"Without a customer, you don't have a business. You have a hobby." —Wall Street Journal
Customer acquisition directly contributes to your bottom line. Use the following five strategies to help you improve subscriptions to your content—print or online.
Strategy #1: Start with a good list that you are comfortable with, then expand it
Amidst all the worries on complying with CAN-SPAM regulations, you should start with a good list you are comfortable with. Do you have a list of subscribers who subscribe to your other magazines? For subscribers whose email addresses you do not have, try using email append services to enhance your email list, as well as comprehensive data append services to expand on the demographic and geographic subscriber profile data. This is important underlying information that is essential to intelligently personalize your message.
Conduct an email campaign to verify the email address, as well as request permission for future email communication. This is the first step toward communicating with your customers online for enhancing ongoing brand awareness and increasing future renewals.
Use sweepstakes and refer-a-friend offerings to further build up a good quality list.
Strategy #2: Do your homework
Do you know what your existing subscribers like about a magazine or newsletter they currently receive? Does it make their lives easier? Does it give them hints and tips on projects that they wouldn't find in another, similar magazine?
Find out what appeals to your subscribers. Use surveys and polls to learn the psychology of your existing subscribers and apply the same to your prospective subscribers.
Strategy #3: Deliver interesting and relevant content
Great creative and superb editorial work together to create phenomenal content that speak to individual subscribers and benefit them.
Use as much of the profile information as possible to help you intelligently personalize the message and make the content more relevant. Instead of applying rudimentary personalization such as adding a greeting in front of a subscriber's name, take a giant leap and integrate the creative and content with what you know about this subscriber.
For a sports magazine, for example, if the subscriber is male, you may want to show the creative with a football player kicking a field goal. If the subscriber is female, you may want to show a female tennis player getting ready to serve her ace. If a prospective subscriber is able to connect with the message, the likelihood that he will subscribe is greater.
You've generated the creative and editorial content you believe will spark the most interest. Now what?
Take the time to verify the research information you collected by testing with a smaller group first. Review the results and make any necessary adjustments to ensure that you really do have the most relevant and interesting message that will generate the greatest response. Then, set up and conduct the full-scale email campaign.

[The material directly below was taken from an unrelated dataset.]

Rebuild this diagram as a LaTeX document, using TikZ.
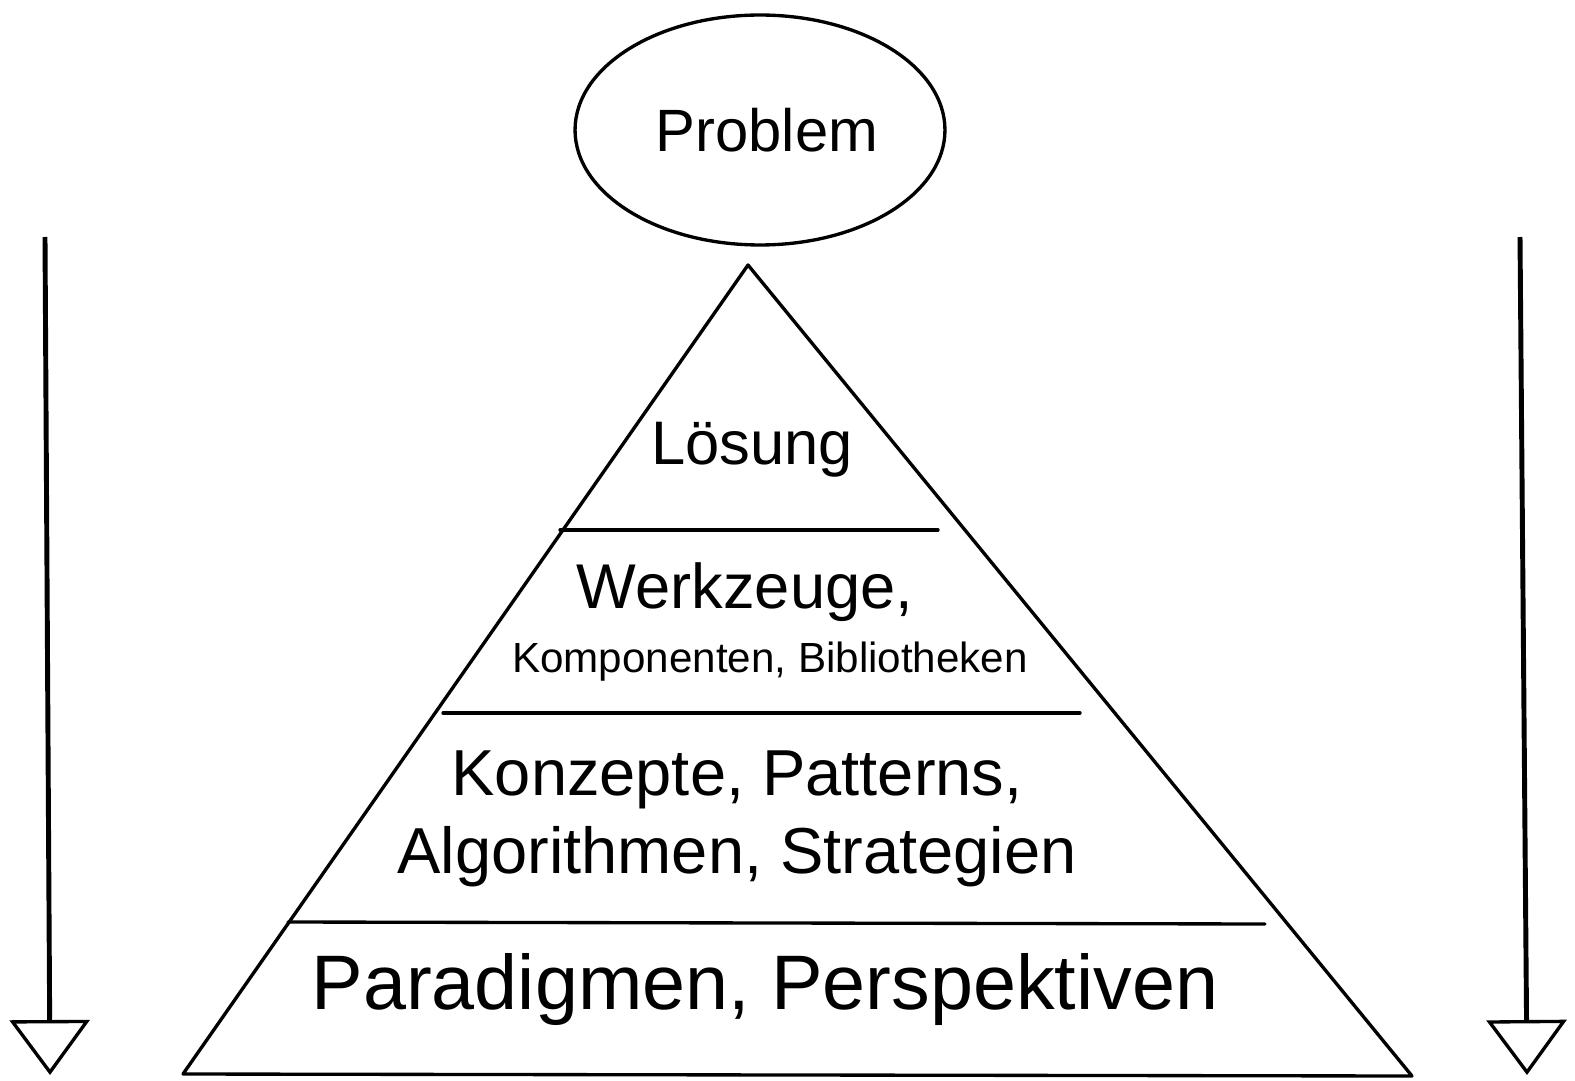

Strategy #4: Think outside the box on how you want to promote to a new subscriber
Be different. Put your thinking cap on and devise new ways you can promote your content to a new subscriber—by email, by contest on a Web site, by direct mail or other media.
Maybe a series of hints imbedded in a sequential email campaign to find a castle, and if the prospect can locate the castle he receives a 10% discount on his new subscription to a magazine introducing vacation spots.
Maybe, in addition to the subscription button on your site, a "pay-back contest" where you pay back the year's subscription fee to the winning subscriber from the contest.
Maybe an ad in a national newspaper. You don't usually see a magazine subscription ad in a newspaper. However, research shows that when information is shown out of context, it actually generates greater response because the unique information stands out in a sea of similar information.
Maybe partnering with other firms to help promote your content. If you offer a fine woodworking magazine, partner with Home Depot to attract customers who have bought wood, and most likely have interests in working with wood.
Maybe a referral campaign that provides a clear value proposition for the member who initiated the referral, such as a one-year renewal free when he gives a subscription gift to a friend or relative.
Strategy #5: Extend the customer appreciation experience
Send a triggered thank-you email message to your subscriber once he has subscribed to your content. This lets him know you appreciate his business and provides a favorable impression of your brand. Build on the customer appreciation experience with the offer of free electronic newsletters with relevant information that he can really use while he waits for the next issue of print magazine to arrive.